First, we divide the area into three rectangles (A_1, A_2, and A_3). Second, we establish a reference axis Z-Z across the upper edge of the cross section, and we let y_1 and y_2 be the distances from the Z-Z axis to the centroids of areas A_1 and A_2, respectively. Then the calculations for locating the centroid of the entire channel section (distances c_1 and c_2) are as follows:
Area 1: y_1 = t/2 = 6 mm
A_1 = (b – 2t)(t) = (276 mm)(12 mm) = 3312 mm²
Area 2: y_2 = h/2 = 40 mm
A_2 = ht = (80 mm)(12 mm) = 960 mm²
Area 3: y_3 = y_2 A_3 = A_2
c_1=\frac{\sum{y_i A_i} }{\sum{A_i} }=\frac{y_1 A_1+2y_2 A_2}{A_1+2A_2}
=\frac{(6 mm)(3312 mm^2)+2(40 mm)(960 mm^2)}{3312 mm^2+2(960 mm^2)} =18.48 mm
c_2 = h – c_1 = 80 mm – 18.48 mm = 61.52 mm
Thus, the position of the neutral axis (the z axis) is determined.
Moment of inertia. In order to calculate the stresses from the flexure formula, we must determine the moment of inertia of the cross-sectional area with respect to the neutral axis. These calculations require the use of the parallel-axis theorem (see Chapter 10, Section 10.5 available online).
Beginning with area A_1, we obtain its moment of inertia (I_z)_1 about the z axis from the equation
(I_z)_1= (I_c)_1 + A_1 d_1^2 (c)
In this equation, (I_c)_1 is the moment of inertia of area A_1 about its own centroidal axis:
(I_c)_1=\frac{1}{12} (b-2t)(t)^3=\frac{1}{12} (276 mm)(12 mm)^3=39,744 mm^4
and d_1 is the distance from the centroidal axis of area A_1 to the z axis:
d_1 = c_1 – t/2 = 18.48 mm – 6 mm = 12.48 mm
Therefore, the moment of inertia of area A_1 about the z axis (from Eq. c) is
(I_z)_1=39,744 mm^4 + (3312 mm^2)(12.48 mm^2) = 555,600 mm^4
Proceeding in the same manner for areas A_2 and A_3, we get
(I_z)_2= (I_z)_3= 956,600 mm^4
Thus, the centroidal moment of inertia I_z of the entire cross-sectional area is
I_z = (I_z)_1+(I_z)_2+(I_z)_3 = 2.469 \times 10^6 mm^4
Section moduli.
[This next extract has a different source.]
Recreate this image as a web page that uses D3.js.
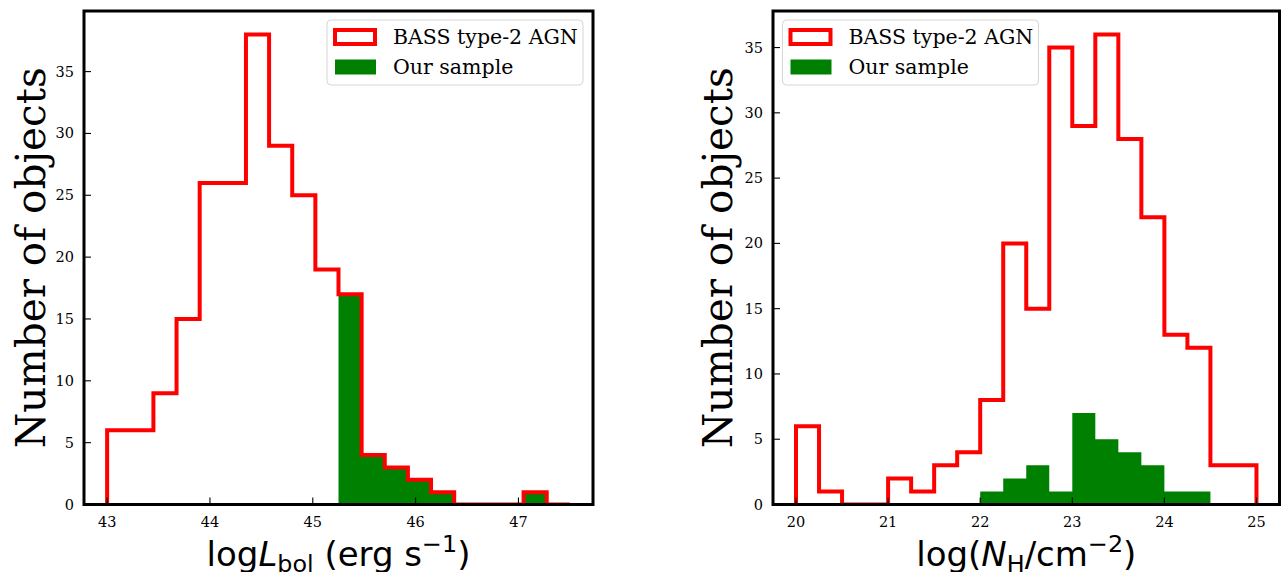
<!DOCTYPE html>
<html>
<head>
<meta charset="utf-8">
<script src="https://cdn.jsdelivr.net/npm/d3@7"></script>
<style>
  html, body { margin: 0; padding: 0; background: #ffffff; }
  svg { display: block; }
</style>
</head>
<body>
<svg id="chart" width="1281" height="572"></svg>
<script>
// ---------------- data ----------------
const lbolEdges = [43.000, 43.225, 43.450, 43.675, 43.900, 44.125, 44.350, 44.575, 44.800, 45.025,
                   45.250, 45.475, 45.700, 45.925, 46.150, 46.375, 46.600, 46.825, 47.050, 47.275, 47.500];
const lbolBass  = [6, 6, 9, 15, 26, 26, 38, 29, 25, 19, 17, 4, 3, 2, 1, 0, 0, 0, 1, 0];
const lbolOurs  = [0, 0, 0, 0, 0, 0, 0, 0, 0, 0, 17, 4, 3, 2, 1, 0, 0, 0, 1, 0];

const nhEdges = [20.00, 20.25, 20.50, 20.75, 21.00, 21.25, 21.50, 21.75, 22.00, 22.25,
                 22.50, 22.75, 23.00, 23.25, 23.50, 23.75, 24.00, 24.25, 24.50, 24.75, 25.00];
const nhBass  = [6, 1, 0, 0, 2, 1, 3, 4, 8, 20, 15, 35, 29, 36, 28, 22, 13, 12, 3, 3];
const nhOurs  = [0, 0, 0, 0, 0, 0, 0, 0, 1, 2, 3, 1, 7, 5, 4, 3, 1, 1, 0, 0];

const lbolXTicks = [43, 44, 45, 46, 47];
const nhXTicks   = [20, 21, 22, 23, 24, 25];
const yTicks     = [0, 5, 10, 15, 20, 25, 30, 35];

const legendLabels = ["BASS type-2 AGN", "Our sample"];
const yLabelText = "Number of objects";

// ---------------- drawing ----------------
const svg = d3.select("#chart");
const SERIF = "'DejaVu Serif', serif";
const SANS = "'DejaVu Sans', sans-serif";
const RED = "#ff0000", GREEN = "#008000";

function stepPoints(edges, counts) {
  const pts = [[edges[0], 0]];
  counts.forEach((c, i) => { pts.push([edges[i], c]); pts.push([edges[i + 1], c]); });
  pts.push([edges[edges.length - 1], 0]);
  return pts;
}

function panel(opt) {
  const { id, box, xDomain, yDomain, edges, bass, ours, xTicks, legendX, yLabelX, xlabel } = opt;
  const x = d3.scaleLinear().domain(xDomain).range([box.x0, box.x1]);
  const y = d3.scaleLinear().domain(yDomain).range([box.y1, box.y0]);
  const g = svg.append("g");

  g.append("clipPath").attr("id", "clip" + id)
    .append("rect").attr("x", box.x0).attr("y", box.y0)
    .attr("width", box.x1 - box.x0).attr("height", box.y1 - box.y0);

  const line = d3.line().x(d => x(d[0])).y(d => y(d[1]));

  // filled "our sample" histogram (stepfilled)
  g.append("path")
    .attr("clip-path", `url(#clip${id})`)
    .attr("d", line(stepPoints(edges, ours)) + "Z")
    .attr("fill", GREEN).attr("stroke", "none");

  // step histogram for BASS
  g.append("path")
    .attr("clip-path", `url(#clip${id})`)
    .attr("d", line(stepPoints(edges, bass)))
    .attr("fill", "none").attr("stroke", RED).attr("stroke-width", 4)
    .attr("stroke-linejoin", "miter");

  // ticks (inward)
  const tl = 7;
  xTicks.forEach(t => {
    g.append("line").attr("x1", x(t)).attr("x2", x(t))
      .attr("y1", box.y1).attr("y2", box.y1 - tl)
      .attr("stroke", "#000").attr("stroke-width", 1.1);
    g.append("text").attr("x", x(t)).attr("y", box.y1 + 22.5)
      .attr("text-anchor", "middle").attr("font-family", SERIF).attr("font-size", 14.5)
      .attr("fill", "#000").text(t);
  });
  yTicks.forEach(t => {
    g.append("line").attr("x1", box.x0).attr("x2", box.x0 + tl)
      .attr("y1", y(t)).attr("y2", y(t))
      .attr("stroke", "#000").attr("stroke-width", 1.1);
    g.append("text").attr("x", box.x0 - 10).attr("y", y(t) + 5)
      .attr("text-anchor", "end").attr("font-family", SERIF).attr("font-size", 14.5)
      .attr("fill", "#000").text(t);
  });

  // spines
  g.append("rect").attr("x", box.x0).attr("y", box.y0)
    .attr("width", box.x1 - box.x0).attr("height", box.y1 - box.y0)
    .attr("fill", "none").attr("stroke", "#000").attr("stroke-width", 3);

  // legend
  const lg = g.append("g").attr("transform", `translate(${legendX},20)`);
  lg.append("rect").attr("x", 0).attr("y", 0).attr("width", 256).attr("height", 65)
    .attr("rx", 4).attr("fill", "#ffffff").attr("fill-opacity", 0.8)
    .attr("stroke", "#d6d6d6").attr("stroke-width", 1);
  lg.append("rect").attr("x", 8).attr("y", 10).attr("width", 40).attr("height", 14)
    .attr("fill", "none").attr("stroke", RED).attr("stroke-width", 4);
  lg.append("rect").attr("x", 8).attr("y", 39.5).attr("width", 41).attr("height", 15)
    .attr("fill", GREEN);
  lg.append("text").attr("x", 66).attr("y", 24).attr("font-family", SERIF)
    .attr("font-size", 20.5).attr("fill", "#000").text(legendLabels[0]);
  lg.append("text").attr("x", 66).attr("y", 54).attr("font-family", SERIF)
    .attr("font-size", 20.5).attr("fill", "#000").text(legendLabels[1]);

  // y label
  g.append("text")
    .attr("transform", `translate(${yLabelX},${(box.y0 + box.y1) / 2}) rotate(-90)`)
    .attr("text-anchor", "middle").attr("font-family", SERIF).attr("font-size", 40.5)
    .attr("fill", "#000").text(yLabelText);

  // x label
  const xl = g.append("text").attr("x", (box.x0 + box.x1) / 2).attr("y", 566)
    .attr("text-anchor", "middle").attr("font-family", SANS).attr("font-size", 34)
    .attr("fill", "#000");
  xlabel(xl);
}

panel({
  id: "L",
  box: { x0: 84, x1: 593, y0: 11, y1: 504.5 },
  xDomain: [42.775, 47.725], yDomain: [0, 39.9],
  edges: lbolEdges, bass: lbolBass, ours: lbolOurs, xTicks: lbolXTicks,
  legendX: 327, yLabelX: 45,
  xlabel: t => {
    t.append("tspan").text("log");
    t.append("tspan").attr("font-style", "italic").text("L");
    t.append("tspan").attr("font-size", 23.8).attr("dy", 6).text("bol");
    t.append("tspan").attr("dy", -6).text("\u00a0(erg s");
    t.append("tspan").attr("font-size", 23.8).attr("dy", -14).text("\u22121");
    t.append("tspan").attr("dy", 14).text(")");
  }
});

panel({
  id: "R",
  box: { x0: 773, x1: 1279.5, y0: 11, y1: 504.5 },
  xDomain: [19.75, 25.25], yDomain: [0, 37.8],
  edges: nhEdges, bass: nhBass, ours: nhOurs, xTicks: nhXTicks,
  legendX: 782.5, yLabelX: 732,
  xlabel: t => {
    t.append("tspan").text("log(");
    t.append("tspan").attr("font-style", "italic").text("N");
    t.append("tspan").attr("font-size", 23.8).attr("dy", 6).text("H");
    t.append("tspan").attr("dy", -6).text("/cm");
    t.append("tspan").attr("font-size", 23.8).attr("dy", -14).text("\u22122");
    t.append("tspan").attr("dy", 14).text(")");
  }
});
</script>
</body>
</html>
The section moduli for the top and bottom of the beam, respectively, are
S_1=\frac{I_z}{c_1} =133,600 mm^3 S_2=\frac{I_z}{c_2} =40,100 mm^3
(see Eqs. 5-15a and b). With the cross-sectional properties determined, we can now proceed to calculate the maximum stresses from Eqs. (5-14a and b).
\sigma _1=-\frac{Mc_1}{I}=-\frac{M}{S_1} \sigma _2=\frac{Mc_2}{I}=\frac{M}{S_2} (5-14a,b)
S_1=\frac{I}{c_1} S_2=\frac{I}{c_2} (5-15a, b)
Maximum stresses. At the cross section of maximum positive bending moment, the largest tensile stress occurs at the bottom of the beam (\sigma_2) and the largest compressive stress occurs at the top (\sigma_1). Thus, from Eqs. (5-14b) and (5-14a), respectively, we get
\sigma _t=\sigma _2=\frac{M_{pos}}{S_2} =\frac{2.025 kN\cdot m}{40,100 mm^3} =50.5 MPa
\sigma _c=\sigma _1=-\frac{M_{pos}}{S_1} =-\frac{2.025 kN\cdot m}{133,600 mm^3} =-15.2 MPa
Similarly, the largest stresses at the section of maximum negative moment are
\sigma _t=\sigma _1=-\frac{M_{neg}}{S_1} =-\frac{-3.6 kN\cdot m}{133,600 mm^3} =26.9 MPa
\sigma _c=\sigma _2=\frac{M_{neg}}{S_2} =\frac{-3.6 kN\cdot m}{40,100 mm^3} =-89.8 MPa
A comparison of these four stresses shows that the largest tensile stress in the beam is 50.5 MPa and occurs at the bottom of the beam at the cross section of maximum positive bending moment; thus,
(\sigma_t)_{max} = 50.5 MPa
The largest compressive stress is -89.8 MPa and occurs at the bottom of the beam at the section of maximum negative moment:
(\sigma_c)_{max} = -89.8 MPa
Thus, we have determined the maximum bending stresses due to the uniform load acting on the beam.